Are You an Intuitive Empath?

Confession: I’m an Intuitive Empath

Have you ever been told you’re too sensitive?
Do crowds overwhelm you?
Do you prefer a quiet night in to a noisy room of strangers?
Do you need long stretches of solitude just to feel like yourself again?

Do you feel compelled to help someone in pain... even when it costs you?

Known as the peacemaker, the one who hates conflict?
Do you see through people’s motives and intentions so clearly that lies never quite land?
Feel hypersensitive to noise, perfume, even the wrong tone of voice?

Do your moods swing for no obvious reason, as if you’ve absorbed weather that isn’t yours?
Do you carry a creative, artistic streak?
And if you’ve taken the Myers-Briggs, do you happen to fall into INFP or INFJ territory?

If this sounds familiar… you may be an intuitive empath.


What an empath is not

Being an empath isn’t depression. It isn’t antisocial behaviour either. In fact, solitude doesn’t depress us; it restores us. People love to label what they don’t understand, but being an empath is something else entirely.


Absorbing energy like a sponge

Here’s the thing: empaths absorb energies and emotions around them like sponges. And that can be exhausting.

We can’t stand negative energy or energy vampires. It drains us faster than anything. I’ve been there: sitting in a room with people carrying resentment, jealousy, or hatred, and feeling sick before they even spoke.

When you’re the only empath in a space, especially in a work environment where you can’t limit contact, you keep it to yourself. You can’t explain the heavy pit in your stomach when you know someone doesn’t mean well. You just carry it.

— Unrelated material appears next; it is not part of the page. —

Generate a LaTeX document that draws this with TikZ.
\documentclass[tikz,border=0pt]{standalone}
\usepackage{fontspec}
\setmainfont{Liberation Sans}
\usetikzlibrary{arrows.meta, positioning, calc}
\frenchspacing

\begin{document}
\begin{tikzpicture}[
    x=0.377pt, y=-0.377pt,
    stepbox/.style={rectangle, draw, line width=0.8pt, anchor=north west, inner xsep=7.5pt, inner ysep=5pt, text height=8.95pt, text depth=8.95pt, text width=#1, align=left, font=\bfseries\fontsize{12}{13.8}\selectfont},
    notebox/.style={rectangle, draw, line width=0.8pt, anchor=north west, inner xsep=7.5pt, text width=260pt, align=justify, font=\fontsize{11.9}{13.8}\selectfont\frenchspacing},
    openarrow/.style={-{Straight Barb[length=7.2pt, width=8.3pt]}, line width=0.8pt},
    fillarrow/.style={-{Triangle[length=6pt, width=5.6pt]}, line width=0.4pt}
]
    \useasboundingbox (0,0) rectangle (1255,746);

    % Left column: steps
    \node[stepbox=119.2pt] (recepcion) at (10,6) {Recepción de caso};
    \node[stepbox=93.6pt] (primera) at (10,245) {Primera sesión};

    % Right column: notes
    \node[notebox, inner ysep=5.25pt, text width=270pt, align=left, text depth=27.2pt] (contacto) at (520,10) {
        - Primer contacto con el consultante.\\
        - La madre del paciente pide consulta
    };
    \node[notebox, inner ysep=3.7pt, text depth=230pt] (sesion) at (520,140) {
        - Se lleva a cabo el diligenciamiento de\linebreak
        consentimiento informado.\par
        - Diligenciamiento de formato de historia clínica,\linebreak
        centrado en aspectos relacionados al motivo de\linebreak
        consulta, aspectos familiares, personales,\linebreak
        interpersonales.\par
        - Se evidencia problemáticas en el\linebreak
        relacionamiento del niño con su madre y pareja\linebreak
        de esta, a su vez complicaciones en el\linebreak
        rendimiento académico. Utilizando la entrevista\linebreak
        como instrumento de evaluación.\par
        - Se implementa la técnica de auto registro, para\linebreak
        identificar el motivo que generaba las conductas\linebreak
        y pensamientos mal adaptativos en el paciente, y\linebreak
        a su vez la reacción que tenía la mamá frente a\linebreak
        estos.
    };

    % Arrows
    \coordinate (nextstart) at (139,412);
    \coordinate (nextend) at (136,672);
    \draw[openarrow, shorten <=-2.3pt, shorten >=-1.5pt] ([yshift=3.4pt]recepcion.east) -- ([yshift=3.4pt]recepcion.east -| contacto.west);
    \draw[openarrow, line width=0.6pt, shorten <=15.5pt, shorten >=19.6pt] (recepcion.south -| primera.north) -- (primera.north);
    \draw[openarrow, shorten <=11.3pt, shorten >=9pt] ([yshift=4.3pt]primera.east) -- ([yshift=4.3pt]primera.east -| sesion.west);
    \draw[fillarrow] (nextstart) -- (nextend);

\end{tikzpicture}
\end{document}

I once had to work with some of the most negative people you can imagine. After a single day in their company, it could take me days to feel normal again. Pure torture. Thankfully, I no longer have to.


The truth about trust and distance

If someone has made an empath feel uncomfortable, unsafe, or heavy, it’s almost impossible for us to want to be around them again. We keep our distance.

An empath seeks out those who don’t exhaust them. It’s as simple — and as hard — as that.

Break an empath’s trust once, and you’ll likely never get it back. Trust is sacred.


How to be with an empath (if you love one)

  • Always be honest. Don’t pretend, don’t lie, don’t cover — we can tell.

  • Don’t judge. Accept us for who we are.

  • Welcome our help. Even if you didn’t ask for advice, offering support is how we show love.

  • Be considerate. We’re sensitive in ways you may never fully see. Aggression, violence, harsh criticism, even violent films can be too much.

  • Respect our need for space. Don’t push us into constant socialising. We’ll come out when the company feels right.

  • Encourage the good connections. Positive friends help empaths recharge. A weekly coffee with the right person can do wonders.


If you are an empath…

Protect your energy.

  • Limit or avoid negative people, crowds, energy vampires.

  • Meditate daily — it grounds you.

  • Showers and baths aren’t just hygiene; they’re cleansing rituals. Water washes off the residue you pick up.

And above all: don’t twist yourself into someone else’s version of “normal.” Always, always be yourself.